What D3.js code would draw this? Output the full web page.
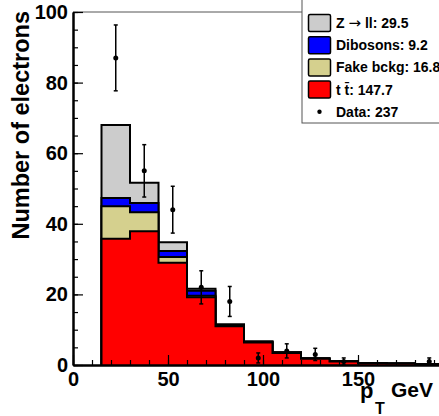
<!DOCTYPE html>
<html>
<head>
<meta charset="utf-8">
<script src="https://cdn.jsdelivr.net/npm/d3@7"></script>
<style>
  html, body { margin: 0; padding: 0; background: #fff; }
  svg { display: block; }
  text { font-family: "Liberation Sans", Arial, sans-serif; font-weight: bold; fill: #000; }
</style>
</head>
<body>
<svg id="chart" width="439" height="416"></svg>
<script>
// ---- data ----
const binEdges = [15, 30, 45, 60, 75, 90, 105, 120, 135, 150, 165, 180, 195, 210];
const ttbar    = [35.8, 37.9, 29.0, 19.2, 11.0, 6.4, 3.4, 1.8, 1.0, 0.5, 0.4, 0.2, 0.2];
const fake     = [9.2, 5.4, 1.6, 0.4, 0.1, 0.05, 0.05, 0, 0, 0, 0, 0, 0];
const dibosons = [2.3, 2.6, 1.7, 1.4, 0.4, 0.2, 0.15, 0.1, 0.05, 0.05, 0.05, 0.05, 0.05];
const zll      = [20.7, 5.7, 2.5, 0.6, 0, 0, 0, 0, 0, 0, 0, 0, 0];
const dataCounts = [87, 55, 44, 22, 18, 2, 4, 3, 1, 0, 0, 1, 0];

const xTicks = [0, 50, 100, 150];
const yTicks = [0, 20, 40, 60, 80, 100];
const legendLabels = [["Z ", "\u2192", " ll: 29.5"], ["Dibosons: 9.2"], ["Fake bckg: 16.8"], ["t t\u0304: 147.7"], ["Data: 237"]];
const legendColors = ["#cccccc", "#0000ff", "#d5d08e", "#ff0000", null];

// ---- scales ----
const svg = d3.select("#chart");
const x = d3.scaleLinear().domain([0, 200]).range([73, 453]);
const y = d3.scaleLinear().domain([0, 100]).range([365, 12]);

// cumulative stacks (bottom to top: ttbar, fake, dibosons, zll)
const layers = [ttbar, fake, dibosons, zll];
const layerColors = ["#ff0000", "#d5d08e", "#0000ff", "#cccccc"];
const cum = [];
let run = ttbar.map(() => 0);
layers.forEach(l => { run = run.map((v, i) => v + l[i]); cum.push(run.slice()); });

const line = d3.line().x(d => x(d[0])).y(d => y(d[1]));
function stepPoints(vals) {
  const pts = [[binEdges[0], 0]];
  vals.forEach((v, i) => { pts.push([binEdges[i], v]); pts.push([binEdges[i + 1], v]); });
  pts.push([binEdges[binEdges.length - 1], 0]);
  return pts;
}

const gHist = svg.append("g");
for (let k = cum.length - 1; k >= 0; k--) {
  gHist.append("path")
    .attr("d", line(stepPoints(cum[k])))
    .attr("fill", layerColors[k])
    .attr("stroke", "#000")
    .attr("stroke-width", 2)
    .attr("stroke-linejoin", "miter");
}

// data points
const gData = svg.append("g");
dataCounts.forEach((n, i) => {
  if (n <= 0) return;
  const cx = x((binEdges[i] + binEdges[i + 1]) / 2);
  const e = Math.sqrt(n);
  const y1 = y(n + e), y0 = y(Math.max(0, n - e));
  gData.append("line").attr("x1", cx).attr("x2", cx).attr("y1", y1).attr("y2", y0)
    .attr("stroke", "#000").attr("stroke-width", 1.5);
  [y1, y0].forEach(yy => gData.append("line").attr("x1", cx - 2).attr("x2", cx + 2)
    .attr("y1", yy).attr("y2", yy).attr("stroke", "#000").attr("stroke-width", 1.5));
  gData.append("circle").attr("cx", cx).attr("cy", y(n)).attr("r", 2.5).attr("fill", "#000");
});

// top frame line
svg.append("line").attr("x1", x(0)).attr("x2", 439).attr("y1", y(100)).attr("y2", y(100))
  .attr("stroke", "#555").attr("stroke-width", 1);

// axes
const fmt = d3.format("d");
const yMinor = svg.append("g").attr("transform", `translate(${x(0)},0)`)
  .call(d3.axisLeft(y).tickValues(d3.range(0, 101, 5)).tickSize(-5).tickSizeOuter(0).tickFormat(""));
const yAxis = svg.append("g").attr("transform", `translate(${x(0)},0)`)
  .call(d3.axisLeft(y).tickValues(yTicks).tickSize(-10).tickSizeOuter(0).tickPadding(5).tickFormat(fmt));
const xMinor = svg.append("g").attr("transform", `translate(0,${y(0)})`)
  .call(d3.axisBottom(x).tickValues(d3.range(0, 201, 10)).tickSize(-5).tickSizeOuter(0).tickFormat(""));
const xAxis = svg.append("g").attr("transform", `translate(0,${y(0)})`)
  .call(d3.axisBottom(x).tickValues(xTicks).tickSize(-10).tickSizeOuter(0).tickPadding(7).tickFormat(fmt));
[yMinor, yAxis, xMinor, xAxis].forEach(g => {
  g.selectAll(".domain").attr("stroke", "#000").attr("stroke-width", 2);
  g.selectAll(".tick line").attr("stroke", "#000").attr("stroke-width", 1.2);
  g.selectAll("text").style("font-size", "20px").style("font-family", "Liberation Sans, Arial, sans-serif")
    .style("font-weight", "bold").attr("fill", "#000");
});

// axis titles
svg.append("text").attr("transform", "translate(29,11) rotate(-90)")
  .attr("text-anchor", "end").style("font-size", "23.5px").text("Number of electrons");
svg.append("text").attr("x", 360).attr("y", 398).style("font-size", "22px").text("p");
svg.append("text").attr("x", 375).attr("y", 414).style("font-size", "16px").text("T");
svg.append("text").attr("x", 391).attr("y", 397).style("font-size", "21px").text("GeV");

// legend
const lg = svg.append("g");
lg.append("rect").attr("x", 302).attr("y", -2).attr("width", 160).attr("height", 125)
  .attr("fill", "#fff").attr("stroke", "#555").attr("stroke-width", 1);
legendLabels.forEach((parts, i) => {
  const cy = 23 + i * 22.2;
  if (legendColors[i]) {
    lg.append("rect").attr("x", 308.5).attr("y", cy - 8.5).attr("width", 22).attr("height", 17)
      .attr("rx", 1.5).attr("fill", legendColors[i]).attr("stroke", "#000").attr("stroke-width", 1.5);
  } else {
    lg.append("circle").attr("cx", 319.5).attr("cy", cy).attr("r", 2.2).attr("fill", "#000");
  }
  const t = lg.append("text").attr("x", 336).attr("y", cy).attr("dy", "0.36em").style("font-size", "14px");
  parts.forEach(p => {
    const ts = t.append("tspan").text(p);
    if (p === "\u2192") ts.style("font-family", "DejaVu Sans").style("font-weight", "normal").style("font-size", "15px");
  });
});
</script>
</body>
</html>
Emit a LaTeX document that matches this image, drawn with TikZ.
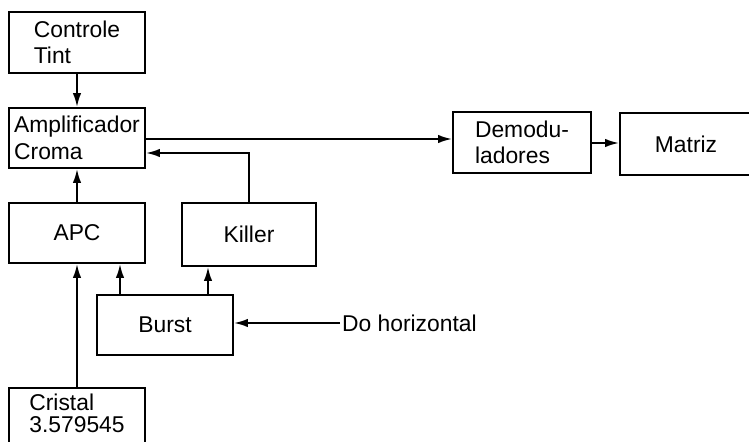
\documentclass[tikz,border=0pt]{standalone}
\usepackage{fontspec}
\setmainfont{Liberation Sans}
\usetikzlibrary{arrows.meta}

\begin{document}
\begin{tikzpicture}[
  x=0.2mm, y=-0.2mm,
  blk/.style={draw,line width=1.1pt,align=left,inner sep=2pt,font=\fontsize{13}{15}\selectfont,minimum height=12mm},
  arr/.style={-{Latex[length=2.8mm,width=1.7mm]},line width=1.1pt}
]
\useasboundingbox (0,0) rectangle (749,441);
% blocks
\node[blk,minimum width=27.2mm,minimum height=12.2mm] (ctl) at (77,42.5) {Controle\\Tint};
\node[blk,minimum width=27.2mm] (amp) at (77,138) {Amplificador\\Croma};
\node[blk,minimum width=27.2mm] (apc) at (77,233) {APC};
\node[blk,minimum width=26.8mm,minimum height=12.6mm] (killer) at (249,234.5) {Killer};
\node[blk,minimum width=27.2mm] (burst) at (165,325) {Burst};
\node[blk,minimum width=27.2mm] (cristal) at (77,418)
  {\raisebox{1pt}[\height][\depth]{\renewcommand{\arraystretch}{0.77}\begin{tabular}{@{}l@{}}Cristal\\3.579545\end{tabular}}};
\node[blk,minimum width=27.6mm,minimum height=12.2mm] (demod) at (522,142.5) {Demodu-\\ladores};
\node[blk,minimum width=26.4mm,minimum height=12.4mm] (matriz) at (686,144) {Matriz};
\node[font=\fontsize{13}{15}\selectfont,anchor=west,inner sep=1pt] (hor) at (340,323) {Do horizontal};
% connections
\draw[arr] (ctl) -- (amp);
\draw[arr] (apc) -- (amp);
\draw[arr] (cristal.north) -- (apc.south);
\draw[arr] (amp.east |- 0,139) -- (demod.west |- 0,139);
\draw[arr] (demod.east |- 0,143) -- (matriz.west |- 0,143);
\draw[arr] (killer.north) |- (amp.east |- 0,153);
\draw[arr] (burst.north -| 120,0) -- (apc.south -| 120,0);
\draw[arr] (burst.north -| 208,0) -- (killer.south -| 208,0);
\draw[arr] (hor.west) -- (burst.east |- hor.west);
\end{tikzpicture}
\end{document}
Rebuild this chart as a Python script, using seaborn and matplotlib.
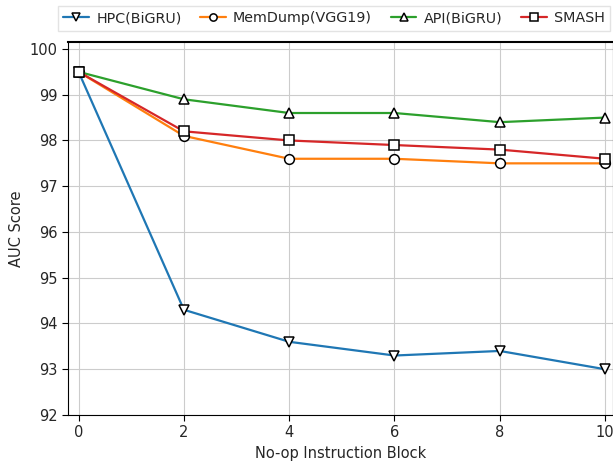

*****

• REQUIRED TASK: Among the entries above, identify all lines with "script" and copy them.

• WORKED ANSWER:
<script src="https://cdn.jsdelivr.net/npm/d3@7"></script>
<script>
</script>
Rebuild this chart as a Python script, using seaborn and matplotlib.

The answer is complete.